Jennifer DeLay of the "FSU Oil and Gas Monitor," a publication of the Edinburgh-based Newsbase Group, says Russia didn't need to damage the pipeline to show who's in charge in the Caucasus. "The pipeline itself was not bombed, of course, but the bombing did come awfully close," DeLay says. "My personal belief is that the Russians have put themselves into the position to be able to have some measure of control over the pipeline even if they have not hit it directly."

Future Security

For now, the BTC pipeline looks secure for exports to Europe, albeit under the increased watch of Russia, as is the Baku-Tbilisi-Erzurum gas pipeline that runs along nearly the same route as the BTC. But the big question now concerns plans for future pipelines.

The United States and European Union have been supporting construction of the Nabucco gas pipeline to bring Azerbaijani and, more importantly, Turkmen and Kazakh natural gas to Europe -- eventually more than 30 billion cubic meters of gas annually. Nabucco is scheduled for completion in 2013, but no work has been done so far in laying the pipeline.
The Baku-Tbilisi-Ceyhan pipeline

Nabucco also faces competition from the Russian-backed South Stream gas pipeline project that runs nearly the same route as Nabucco and targets essentially the same consumer market. Given the outcome of the Georgian-Russian conflict, potential investors will have to consider which of the two pipelines is more likely to be built first.

The answer at the moment seems to be South Stream. Since hostilities eased in the Caucasus, Russia's Gazprom has managed to conclude a deal with key Caspian gas supplier Turkmenistan. The details of that deal are unclear, but it appears Ashgabat has agreed to sell even more gas to Gazprom.

But in the end, just having those supplies may not be enough. Noel says that Russia's image in Europe has suffered from the military action in the Caucasus -- and that could spur a change in European energy policies.

"You can make the point that Russia has always met its contractual commitments, that it's been an extremely reliable supplier at least to Western Europe over the past four decades, which is true," Noel says. "But at the same time the political perception is something else and now the political perception is that Russia is not a reliable supplier, [or] at least it's a politically problematic supplier.... This will again increase the legitimacy of energy policies aimed at substituting away from gas, not necessarily only from Russian gas but from gas itself."

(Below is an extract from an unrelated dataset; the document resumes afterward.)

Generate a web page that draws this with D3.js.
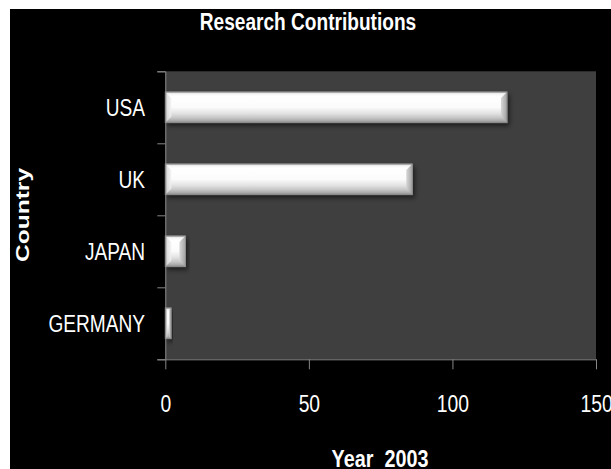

Still, it may not come to that. DeLay of the "FSU Oil and Gas Monitor" says Europe and Gazprom simply need each other too much. "Gazprom needs Europe as much as Europe needs Gazprom -- more, in fact. I believe that European gas sales account currently for about 60 percent of Gazprom's total revenues. Losing that would hurt the company very much," DeLay says.

So Russia may have won a Pyrrhic victory in Georgia. Its dominance in the Caucasus is almost beyond question now, but its image is badly tattered.

As a concession to customers in Europe, the Kremlin may have to allow alternative pipelines to be built to avoid losing revenue from sales in the West. After all, Europe may now see diversifying away from natural gas as preferable to a future as a captive customer of Russian gas supplies.